Figure scripts

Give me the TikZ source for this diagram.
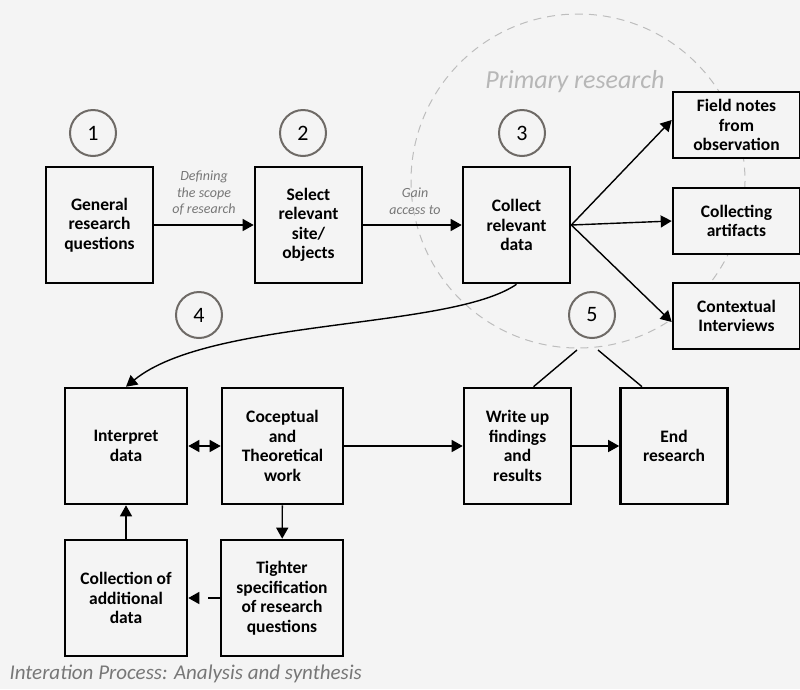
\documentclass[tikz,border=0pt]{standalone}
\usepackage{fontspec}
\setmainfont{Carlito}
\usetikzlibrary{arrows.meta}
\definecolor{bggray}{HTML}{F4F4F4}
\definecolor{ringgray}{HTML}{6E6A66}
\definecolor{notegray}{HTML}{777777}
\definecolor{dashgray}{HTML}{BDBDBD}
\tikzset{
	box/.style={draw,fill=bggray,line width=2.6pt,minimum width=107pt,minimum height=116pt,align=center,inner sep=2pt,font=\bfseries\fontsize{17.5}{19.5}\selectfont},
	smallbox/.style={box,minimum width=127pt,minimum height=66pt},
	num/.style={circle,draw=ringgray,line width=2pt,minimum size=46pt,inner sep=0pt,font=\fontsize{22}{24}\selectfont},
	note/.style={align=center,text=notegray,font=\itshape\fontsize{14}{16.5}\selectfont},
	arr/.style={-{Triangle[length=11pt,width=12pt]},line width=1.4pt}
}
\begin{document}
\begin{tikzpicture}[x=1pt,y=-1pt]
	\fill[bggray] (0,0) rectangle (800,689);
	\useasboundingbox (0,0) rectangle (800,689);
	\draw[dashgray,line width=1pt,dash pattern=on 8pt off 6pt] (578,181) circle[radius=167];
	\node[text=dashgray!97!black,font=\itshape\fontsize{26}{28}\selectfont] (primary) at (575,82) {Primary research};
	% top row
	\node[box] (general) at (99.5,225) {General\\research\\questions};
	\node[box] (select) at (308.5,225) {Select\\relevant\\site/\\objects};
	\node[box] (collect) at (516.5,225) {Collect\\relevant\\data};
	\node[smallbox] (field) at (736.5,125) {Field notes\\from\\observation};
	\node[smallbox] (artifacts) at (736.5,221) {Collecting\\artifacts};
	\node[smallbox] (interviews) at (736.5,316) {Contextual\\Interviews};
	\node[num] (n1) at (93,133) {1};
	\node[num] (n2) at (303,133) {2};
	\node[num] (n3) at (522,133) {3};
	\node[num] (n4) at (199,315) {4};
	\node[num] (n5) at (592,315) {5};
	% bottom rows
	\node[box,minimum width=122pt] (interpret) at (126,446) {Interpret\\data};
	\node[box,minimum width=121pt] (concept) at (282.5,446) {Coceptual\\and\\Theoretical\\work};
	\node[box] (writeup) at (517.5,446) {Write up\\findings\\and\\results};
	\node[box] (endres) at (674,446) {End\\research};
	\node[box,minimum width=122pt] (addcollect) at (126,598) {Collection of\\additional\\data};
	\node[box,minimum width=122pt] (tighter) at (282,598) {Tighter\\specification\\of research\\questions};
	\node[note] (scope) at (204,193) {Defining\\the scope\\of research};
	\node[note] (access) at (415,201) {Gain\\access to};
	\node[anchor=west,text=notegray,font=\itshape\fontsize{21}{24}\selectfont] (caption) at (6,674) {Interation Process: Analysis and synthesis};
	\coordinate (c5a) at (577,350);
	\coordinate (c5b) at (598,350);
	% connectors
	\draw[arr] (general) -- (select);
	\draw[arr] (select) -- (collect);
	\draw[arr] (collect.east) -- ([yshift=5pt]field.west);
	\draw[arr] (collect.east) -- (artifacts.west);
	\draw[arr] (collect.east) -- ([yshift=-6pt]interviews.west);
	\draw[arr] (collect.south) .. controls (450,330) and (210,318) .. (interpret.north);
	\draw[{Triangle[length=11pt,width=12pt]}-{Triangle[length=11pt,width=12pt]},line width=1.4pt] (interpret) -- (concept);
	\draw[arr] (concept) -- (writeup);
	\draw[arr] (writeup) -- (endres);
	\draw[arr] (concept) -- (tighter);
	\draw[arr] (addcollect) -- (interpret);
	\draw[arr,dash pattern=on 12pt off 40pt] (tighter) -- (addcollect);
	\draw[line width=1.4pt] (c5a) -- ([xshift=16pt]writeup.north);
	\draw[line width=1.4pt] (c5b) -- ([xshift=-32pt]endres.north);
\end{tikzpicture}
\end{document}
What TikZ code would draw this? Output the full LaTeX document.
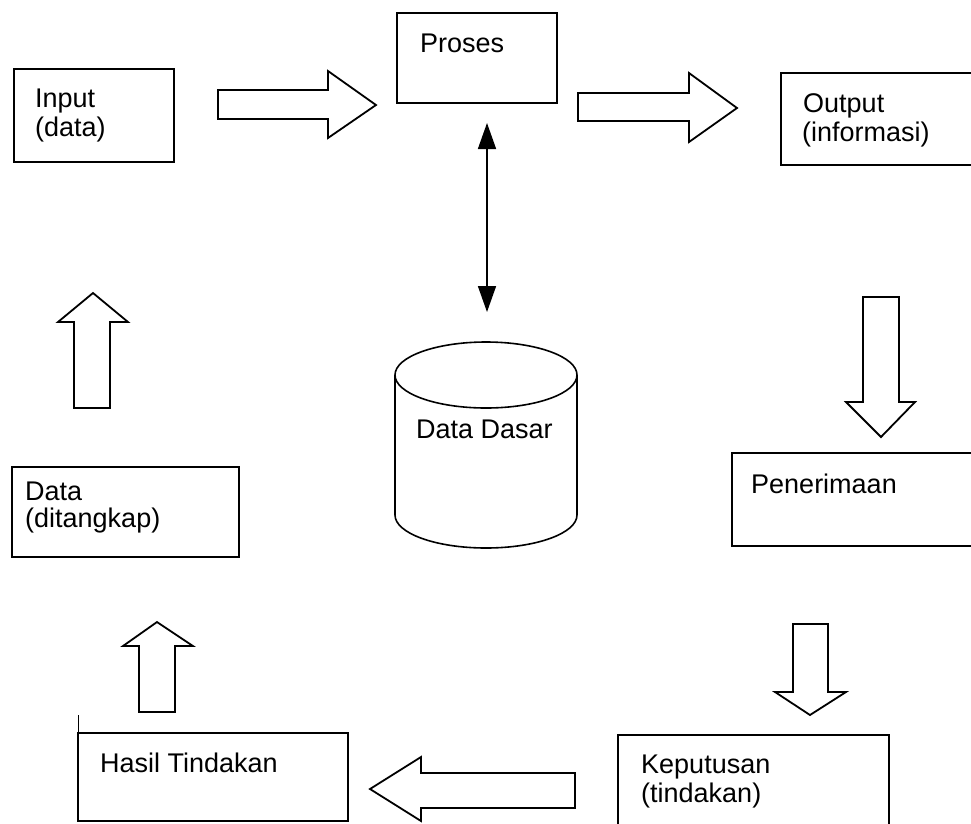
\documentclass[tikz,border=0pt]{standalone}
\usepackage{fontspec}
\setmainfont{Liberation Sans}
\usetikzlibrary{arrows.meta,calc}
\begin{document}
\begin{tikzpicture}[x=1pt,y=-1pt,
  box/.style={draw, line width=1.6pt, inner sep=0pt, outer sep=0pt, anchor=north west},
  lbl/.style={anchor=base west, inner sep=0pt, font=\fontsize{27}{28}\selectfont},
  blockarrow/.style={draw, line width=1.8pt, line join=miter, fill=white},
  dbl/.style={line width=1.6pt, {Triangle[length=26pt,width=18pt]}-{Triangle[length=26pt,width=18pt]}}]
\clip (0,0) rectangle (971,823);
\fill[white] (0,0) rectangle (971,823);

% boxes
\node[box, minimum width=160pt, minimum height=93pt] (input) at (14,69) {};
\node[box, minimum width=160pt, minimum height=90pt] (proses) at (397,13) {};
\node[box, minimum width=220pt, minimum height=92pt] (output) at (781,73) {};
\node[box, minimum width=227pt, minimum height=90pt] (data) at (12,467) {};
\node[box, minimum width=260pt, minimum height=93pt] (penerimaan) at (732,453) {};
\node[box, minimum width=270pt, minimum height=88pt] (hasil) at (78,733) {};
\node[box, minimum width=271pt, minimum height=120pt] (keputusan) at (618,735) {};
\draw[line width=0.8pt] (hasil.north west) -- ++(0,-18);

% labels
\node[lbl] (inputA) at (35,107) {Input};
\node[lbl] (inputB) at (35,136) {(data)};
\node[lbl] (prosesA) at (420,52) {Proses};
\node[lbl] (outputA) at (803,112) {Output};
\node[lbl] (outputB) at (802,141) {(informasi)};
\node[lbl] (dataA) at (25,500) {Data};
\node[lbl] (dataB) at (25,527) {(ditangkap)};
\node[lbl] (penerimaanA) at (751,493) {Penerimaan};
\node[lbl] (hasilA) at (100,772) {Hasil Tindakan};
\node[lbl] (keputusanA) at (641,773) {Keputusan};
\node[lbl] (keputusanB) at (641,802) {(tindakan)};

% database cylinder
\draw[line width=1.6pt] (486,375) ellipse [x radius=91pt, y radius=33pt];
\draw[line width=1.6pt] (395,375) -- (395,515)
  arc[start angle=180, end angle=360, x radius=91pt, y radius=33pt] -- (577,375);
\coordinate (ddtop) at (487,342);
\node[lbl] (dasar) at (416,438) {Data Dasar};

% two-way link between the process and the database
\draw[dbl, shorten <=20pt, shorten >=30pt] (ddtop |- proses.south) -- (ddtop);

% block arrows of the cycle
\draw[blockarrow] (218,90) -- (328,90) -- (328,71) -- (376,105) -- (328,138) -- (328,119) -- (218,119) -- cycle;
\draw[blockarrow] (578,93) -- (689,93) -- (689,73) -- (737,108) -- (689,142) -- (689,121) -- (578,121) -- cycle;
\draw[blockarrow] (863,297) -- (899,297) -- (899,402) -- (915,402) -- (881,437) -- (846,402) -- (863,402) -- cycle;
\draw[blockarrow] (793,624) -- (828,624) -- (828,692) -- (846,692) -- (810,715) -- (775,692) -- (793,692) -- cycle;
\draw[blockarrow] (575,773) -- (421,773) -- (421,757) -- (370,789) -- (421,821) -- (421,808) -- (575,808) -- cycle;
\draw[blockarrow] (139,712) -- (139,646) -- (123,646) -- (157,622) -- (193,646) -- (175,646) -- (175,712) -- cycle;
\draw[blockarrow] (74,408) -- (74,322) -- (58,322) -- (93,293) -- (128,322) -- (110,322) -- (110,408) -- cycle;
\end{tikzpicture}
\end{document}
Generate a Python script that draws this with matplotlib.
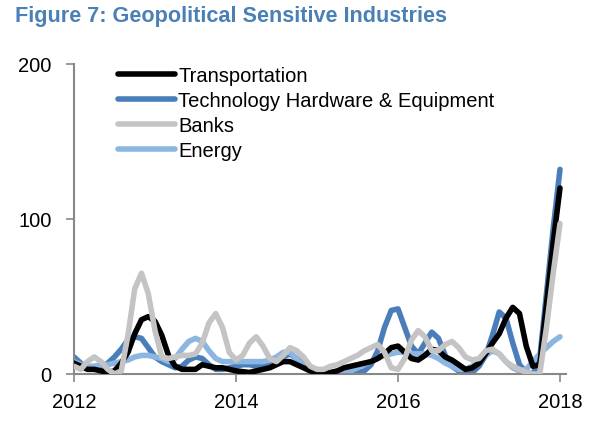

**WHAT THE TASK ASKS:** Check every line of the data, and copy the ones that contain "this".

**SOLUTION BELOW:**
Give me the TikZ source for this diagram.
What TikZ code would draw this? Output the full LaTeX document.
Generate a Python script that draws this with matplotlib.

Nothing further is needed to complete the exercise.